The EU Prospectus Directive (“the EUPD”) is to be replaced by the EU Prospectus Regulation (“the Regulation”) published (after a long wait) in the Official Journal of the European Union on 30 June 2017. Here is a link to the full text of the Regulation.
The provisions of the Regulation differ from the EUPD in a number of respects. For example, under the Regulation all companies, wherever headquartered and wherever their securities are listed, will be able to rely on the new and broader exemption, from the obligation to issue a prospectus when transferable securities are offered in the EU pursuant to an employees’ share scheme.
The existing regime is unnecessarily complex, not least because the EUPD has since 2003 been given effect, by local laws, rather differently in different EU member states. By contrast with the EUPD, the Regulation will have direct effect in member states.
The Regulation enters into force on 20 July 2017. However, there is a two-year transition period before it applies, in full, from 21 July 2019.
The existing exemption, from the need to issue a prospectus when transferable securities are offered to employees or directors, applies only if the company has either:
- its head office or registered office in an EU member state; or
- securities listed on an EU regulated market.
The new exemption, from the obligation to issue a prospectus if transferable securities are offered to the public (as defined and which would include an offer to employees), applies if transferable securities are “offered to existing or former directors or employees by their employer or an affiliated undertaking, provided that a document is made available containing information on the number and nature of the securities and the reasons for and details of the offer or allotment”.
(A corresponding exemption, from the obligation to offer a prospectus if securites are to be admitted to trading on an EU regulated market, is in similar terms and applies if “the said securities are of the same class as the securities already admitted to trading on the same regulated market and that a document is made available containing information on the number and nature of the securities and the reasons for and detail of the offer or allotment”.)
Crucially, the Regulation removes the requirement, to rely on the exemption, (a) for a company to have its head or registered office in the EU and, in the case of an offer of shares not traded on an EU regulated market, (b) for the shares to be listed on a particular stock exchange. A company relying on these exemptions must still provide an information document detailing the reasons for and details of the offer and the number and nature of the securities available, although, in practice, this is not an onerous requirement.

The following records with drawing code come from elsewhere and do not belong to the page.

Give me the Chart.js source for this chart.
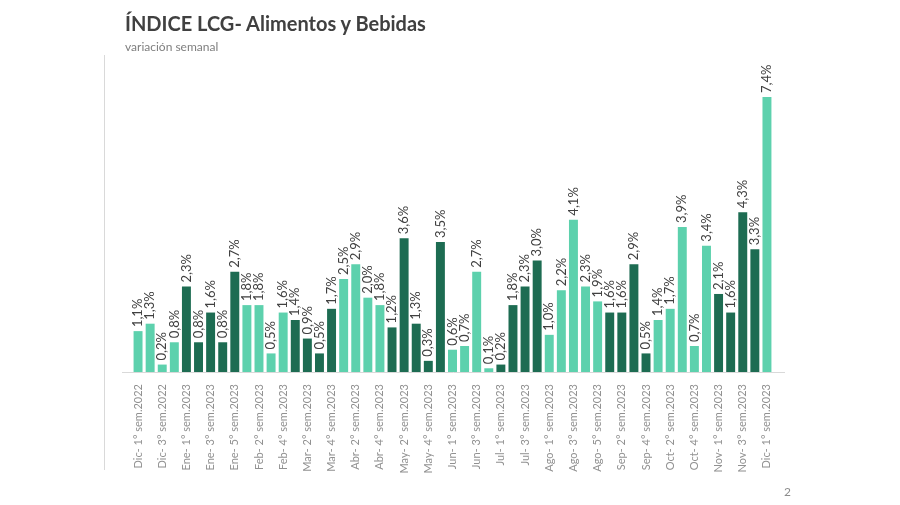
<!DOCTYPE html>
<html>
<head>
<meta charset="utf-8">
<script src="https://cdn.jsdelivr.net/npm/chart.js@4/dist/chart.umd.min.js"></script>
<style>
  body { margin: 0; background: #fff; }
  #wrap { position: relative; width: 900px; height: 505px; }
  #title { position: absolute; left: 125px; top: 11px; font: 700 20px Lato, sans-serif; color: #404040; }
  #sub { position: absolute; left: 125px; top: 39px; font: 12px Lato, sans-serif; color: #7f7f7f; }
  #vline { position: absolute; left: 104px; top: 55px; width: 1px; height: 415px; background: #d9d9d9; }
  #page { position: absolute; left: 784px; top: 484px; font: 12px Lato, sans-serif; color: #8c8c8c; }
</style>
</head>
<body>
<div id="wrap">
  <canvas id="canvas" width="900" height="505"></canvas>
  <div id="title">ÍNDICE LCG- Alimentos y Bebidas</div>
  <div id="sub">variación semanal</div>
  <div id="vline"></div>
  <div id="page">2</div>
</div>
<script>
// weekly labels (month + week number + year)
const months = ['Dic', 'Dic', 'Dic', 'Dic',
    'Ene', 'Ene', 'Ene', 'Ene', 'Ene',
    'Feb', 'Feb', 'Feb', 'Feb',
    'Mar', 'Mar', 'Mar', 'Mar',
    'Abr', 'Abr', 'Abr', 'Abr',
    'May', 'May', 'May', 'May', 'May',
    'Jun', 'Jun', 'Jun', 'Jun',
    'Jul', 'Jul', 'Jul', 'Jul',
    'Ago', 'Ago', 'Ago', 'Ago', 'Ago',
    'Sep', 'Sep', 'Sep', 'Sep',
    'Oct', 'Oct', 'Oct', 'Oct', 'Oct',
    'Nov', 'Nov', 'Nov', 'Nov',
    'Dic'];
const weekNum = [1, 2, 3, 4,
    1, 2, 3, 4, 5,
    1, 2, 3, 4,
    1, 2, 3, 4,
    1, 2, 3, 4,
    1, 2, 3, 4, 5,
    1, 2, 3, 4,
    1, 2, 3, 4,
    1, 2, 3, 4, 5,
    1, 2, 3, 4,
    1, 2, 3, 4, 5,
    1, 2, 3, 4,
    1];
const years = ['2022', '2022', '2022', '2022'].concat(new Array(49).fill('2023'));

// weekly variation %
const values = [1.1, 1.3, 0.2, 0.8,
    2.3, 0.8, 1.6, 0.8, 2.7,
    1.8, 1.8, 0.5, 1.6,
    1.4, 0.9, 0.5, 1.7,
    2.5, 2.9, 2.0, 1.8,
    1.2, 3.6, 1.3, 0.3, 3.5,
    0.6, 0.7, 2.7, 0.1,
    0.2, 1.8, 2.3, 3.0,
    1.0, 2.2, 4.1, 2.3, 1.9,
    1.6, 1.6, 2.9, 0.5,
    1.4, 1.7, 3.9, 0.7, 3.4,
    2.1, 1.6, 4.3, 3.3,
    7.4];

const lightColor = '#5dd1ad';
const darkColor = '#1d6c52';

const labels = months.map((m, i) => m + '- ' + weekNum[i] + '° sem.' + years[i]);

// alternate shade every time the month changes
let shade = 0;
const barColors = months.map((m, i) => {
    if (i > 0 && m !== months[i - 1]) shade = 1 - shade;
    return shade ? darkColor : lightColor;
});

const valueLabels = {
    id: 'valueLabels',
    afterDatasetsDraw(chart) {
        const ctx = chart.ctx;
        const meta = chart.getDatasetMeta(0);
        ctx.save();
        ctx.fillStyle = '#404040';
        ctx.font = '13px Lato, sans-serif';
        ctx.textAlign = 'left';
        ctx.textBaseline = 'middle';
        meta.data.forEach((bar, i) => {
            ctx.save();
            ctx.translate(bar.x, bar.y - 4);
            ctx.rotate(-Math.PI / 2);
            ctx.fillText(values[i].toFixed(1).replace('.', ',') + '%', 0, 0);
            ctx.restore();
        });
        // light baseline, a bit wider than the bars
        const a = chart.chartArea;
        ctx.strokeStyle = '#d9d9d9';
        ctx.lineWidth = 1;
        ctx.beginPath();
        ctx.moveTo(a.left - 10, a.bottom + 0.5);
        ctx.lineTo(a.right + 12, a.bottom + 0.5);
        ctx.stroke();
        ctx.restore();
    }
};

const data = {
    labels: labels,
    datasets: [{
        data: values,
        backgroundColor: barColors,
        categoryPercentage: 1,
        barPercentage: 0.74
    }]
};

const config = {
    type: 'bar',
    data: data,
    options: {
        responsive: false,
        animation: false,
        layout: { padding: { left: 132, right: 127, top: 58, bottom: 0 } },
        plugins: {
            legend: { display: false },
            tooltip: { enabled: false }
        },
        scales: {
            x: {
                grid: { display: false },
                border: { display: false },
                afterFit: s => { s.height = 133; },
                ticks: {
                    autoSkip: false,
                    maxRotation: 90,
                    minRotation: 90,
                    padding: 4,
                    color: '#919191',
                    font: { family: 'Lato', size: 11 },
                    callback: function (val, i) {
                        return i % 2 === 0 ? labels[i] : '';
                    }
                }
            },
            y: {
                display: false,
                min: 0,
                max: 8.45
            }
        }
    },
    plugins: [valueLabels]
};

const chart = new Chart(document.getElementById('canvas'), config);
</script>
</body>
</html>
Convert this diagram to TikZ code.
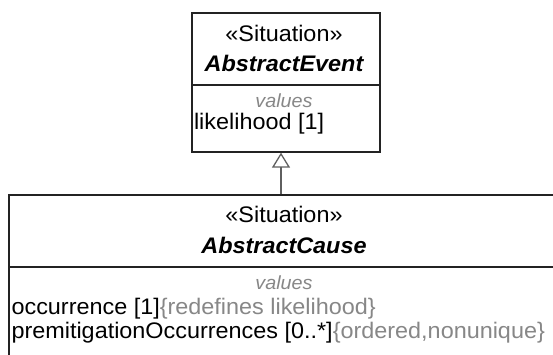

These new exemptions can be relied upon from 21 July 2019, the end of the two-year transition period although, given that the UK is presently scheduled to leave the EU on Friday 29 March 2019, it remains unclear as to what will be the position between those two dates.
Under the Regulation, the de minimis exemption (below which no prospectus is required for either an offer to the public or an admission to trading) is set as “an offer of securities to the public with a total consideration in the Union of less than EUR 1 000 000, which shall be calculated over a period of 12 months” (Art 1, para 5). This replaces the €5-million exemption under the EUPD.
However, each member state may set a higher limit, of up to a maximum €8 million, under which an offer of securities to the public (but not an admission to trading) is exempt from the obligation to publish a prospectus. A member state intending to do so must notify the EU Commission and ESMA of the amount below which the exemption applies. The new total consideration exemptions in each member state can be relied upon from 21 July 2018. Whether the UK will confirm a limit of €5 million is as yet unknown.
Offers to fewer than 150 persons
There will still (as now) be an exemption for offers of securities to fewer than 150 people per EU member state. (A proposal to increase this number to 350 people was not adopted.) The current ‘150 persons’ exemption is reflected in s86 FSMA 2000 and extends to such offers in any EEA state.
Warning to UK companies
As the Regulation does not fully apply until 21 July 2019, and the UK may have left the EU by then, a prospectus may still be required in the case of an offer of securities in another EU member state in the period between Brexit and that date by a company headquartered in the UK or a UK-listed company if no other exemption applies.